Give back the full listing verbatim, apart from its images.
━━━━━━
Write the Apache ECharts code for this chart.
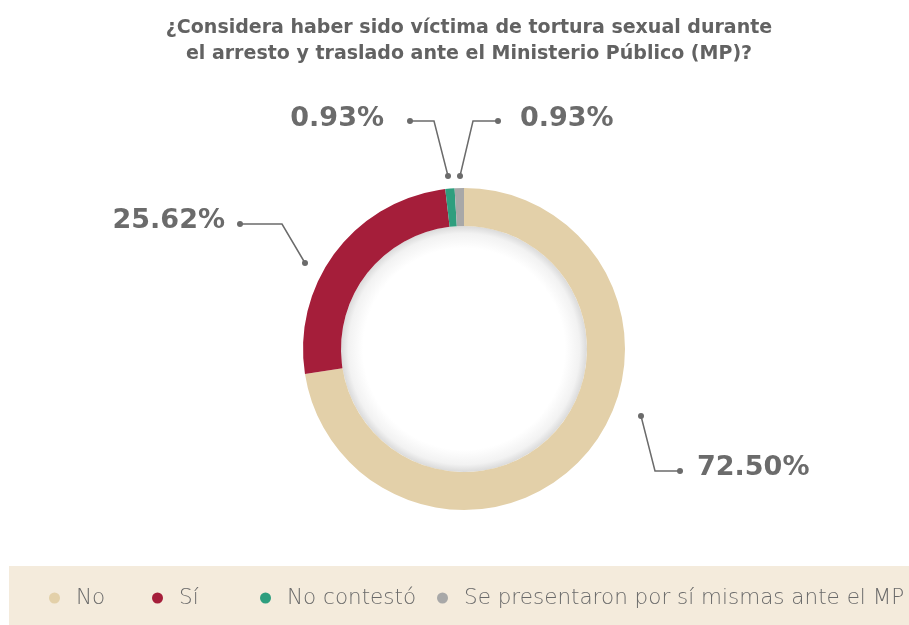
<!DOCTYPE html>
<html>
<head>
<meta charset="utf-8">
<script src="https://cdn.jsdelivr.net/npm/echarts@6/dist/echarts.min.js"></script>
<style>
html,body{margin:0;padding:0;background:#fff;}
#chart{width:909px;height:625px;}
</style>
</head>
<body>
<div id="chart"></div>
<script>
// ---- data ----
const categories = ['No', 'Sí', 'No contestó', 'Se presentaron por sí mismas ante el MP'];
const values = [72.50, 25.62, 0.93, 0.93];
const labelTexts = ['72.50%', '25.62%', '0.93%', '0.93%'];
const titleText = '¿Considera haber sido víctima de tortura sexual durante\nel arresto y traslado ante el Ministerio Público (MP)?';

// ---- style ----
const colors = ['#E3D0A9', '#A51E3A', '#2E9E7E', '#A8A8A8'];
const CX = 464, CY = 349, R_IN = 123, R_OUT = 161;
const INK = '#6b6b6b';
// label leader layout (start, elbow, end, text anchor, align)
const leader = [
  {p: [[641,416],[655,471],[680,471]], t:[697,468], align:'left'},
  {p: [[305,263],[282,224],[240,224]], t:[225,221], align:'right'},
  {p: [[448,176],[434,121],[410,121]], t:[384,119], align:'right'},
  {p: [[460,176],[473,121],[498,121]], t:[520,119], align:'left'}
];
const legendLeft = [44, 147, 255, 432];

const chart = echarts.init(document.getElementById('chart'), null, {renderer:'canvas'});

const graphics = [
  {type:'rect', z:0, shape:{x:9, y:566, width:900, height:59}, style:{fill:'#F4EBDC'}},
  {type:'text', z:10, style:{text:titleText, x:469, y:15, textAlign:'center', textVerticalAlign:'top',
     font:'bold 19px "DejaVu Sans"', lineHeight:26, fill:'#626262'}},
  {type:'circle', z:1, shape:{cx:CX, cy:CY, r:R_IN}, style:{
     fill:{type:'radial', x:0.5, y:0.5, r:0.5, colorStops:[
       {offset:0, color:'#ffffff'}, {offset:0.82, color:'#ffffff'}, {offset:0.94, color:'#f2f2f2'}, {offset:1, color:'#dadada'}]}}}
];
leader.forEach(function(l){
  [l.p[0], l.p[2]].forEach(function(pt){
    graphics.push({type:'circle', z:20, shape:{cx:pt[0], cy:pt[1], r:3}, style:{fill:INK}});
  });
});

const legends = categories.map(function(c, i){
  return {
    data:[c], left: legendLeft[i], top: 582, orient:'horizontal',
    icon:'circle', itemWidth:33, itemHeight:11, selectedMode:false,
    textStyle:{fontFamily:'"DejaVu Sans"', fontWeight:300, fontSize:21.5, color:'#6a6a6a', lineHeight:22}
  };
});

chart.setOption({
  animation:false,
  color: colors,
  graphic: graphics,
  legend: legends,
  series:[{
    type:'pie',
    center:[CX, CY],
    radius:[R_IN, R_OUT],
    startAngle:90,
    clockwise:true,
    silent:true,
    avoidLabelOverlap:false,
    data: categories.map(function(c,i){ return {name:c, value:values[i]}; }),
    label:{
      show:true,
      formatter: function(p){ return labelTexts[p.dataIndex]; },
      fontFamily:'"DejaVu Sans"', fontWeight:'bold', fontSize:27, color:INK
    },
    labelLine:{show:true, smooth:false, lineStyle:{color:INK, width:1.5}},
    labelLayout: function(params){
      const l = leader[params.dataIndex];
      return {x:l.t[0], y:l.t[1], align:l.align, verticalAlign:'middle', labelLinePoints:l.p};
    },
    emphasis:{disabled:true}
  }]
});
</script>
</body>
</html>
━━━━━━
**CORRECT RESPONSE**
Write the Apache ECharts code for this chart.
<!DOCTYPE html>
<html>
<head>
<meta charset="utf-8">
<script src="https://cdn.jsdelivr.net/npm/echarts@6/dist/echarts.min.js"></script>
<style>
html,body{margin:0;padding:0;background:#fff;}
#chart{width:909px;height:625px;}
</style>
</head>
<body>
<div id="chart"></div>
<script>
// ---- data ----
const categories = ['No', 'Sí', 'No contestó', 'Se presentaron por sí mismas ante el MP'];
const values = [72.50, 25.62, 0.93, 0.93];
const labelTexts = ['72.50%', '25.62%', '0.93%', '0.93%'];
const titleText = '¿Considera haber sido víctima de tortura sexual durante\nel arresto y traslado ante el Ministerio Público (MP)?';

// ---- style ----
const colors = ['#E3D0A9', '#A51E3A', '#2E9E7E', '#A8A8A8'];
const CX = 464, CY = 349, R_IN = 123, R_OUT = 161;
const INK = '#6b6b6b';
// label leader layout (start, elbow, end, text anchor, align)
const leader = [
  {p: [[641,416],[655,471],[680,471]], t:[697,468], align:'left'},
  {p: [[305,263],[282,224],[240,224]], t:[225,221], align:'right'},
  {p: [[448,176],[434,121],[410,121]], t:[384,119], align:'right'},
  {p: [[460,176],[473,121],[498,121]], t:[520,119], align:'left'}
];
const legendLeft = [44, 147, 255, 432];

const chart = echarts.init(document.getElementById('chart'), null, {renderer:'canvas'});

const graphics = [
  {type:'rect', z:0, shape:{x:9, y:566, width:900, height:59}, style:{fill:'#F4EBDC'}},
  {type:'text', z:10, style:{text:titleText, x:469, y:15, textAlign:'center', textVerticalAlign:'top',
     font:'bold 19px "DejaVu Sans"', lineHeight:26, fill:'#626262'}},
  {type:'circle', z:1, shape:{cx:CX, cy:CY, r:R_IN}, style:{
     fill:{type:'radial', x:0.5, y:0.5, r:0.5, colorStops:[
       {offset:0, color:'#ffffff'}, {offset:0.82, color:'#ffffff'}, {offset:0.94, color:'#f2f2f2'}, {offset:1, color:'#dadada'}]}}}
];
leader.forEach(function(l){
  [l.p[0], l.p[2]].forEach(function(pt){
    graphics.push({type:'circle', z:20, shape:{cx:pt[0], cy:pt[1], r:3}, style:{fill:INK}});
  });
});

const legends = categories.map(function(c, i){
  return {
    data:[c], left: legendLeft[i], top: 582, orient:'horizontal',
    icon:'circle', itemWidth:33, itemHeight:11, selectedMode:false,
    textStyle:{fontFamily:'"DejaVu Sans"', fontWeight:300, fontSize:21.5, color:'#6a6a6a', lineHeight:22}
  };
});

chart.setOption({
  animation:false,
  color: colors,
  graphic: graphics,
  legend: legends,
  series:[{
    type:'pie',
    center:[CX, CY],
    radius:[R_IN, R_OUT],
    startAngle:90,
    clockwise:true,
    silent:true,
    avoidLabelOverlap:false,
    data: categories.map(function(c,i){ return {name:c, value:values[i]}; }),
    label:{
      show:true,
      formatter: function(p){ return labelTexts[p.dataIndex]; },
      fontFamily:'"DejaVu Sans"', fontWeight:'bold', fontSize:27, color:INK
    },
    labelLine:{show:true, smooth:false, lineStyle:{color:INK, width:1.5}},
    labelLayout: function(params){
      const l = leader[params.dataIndex];
      return {x:l.t[0], y:l.t[1], align:l.align, verticalAlign:'middle', labelLinePoints:l.p};
    },
    emphasis:{disabled:true}
  }]
});
</script>
</body>
</html>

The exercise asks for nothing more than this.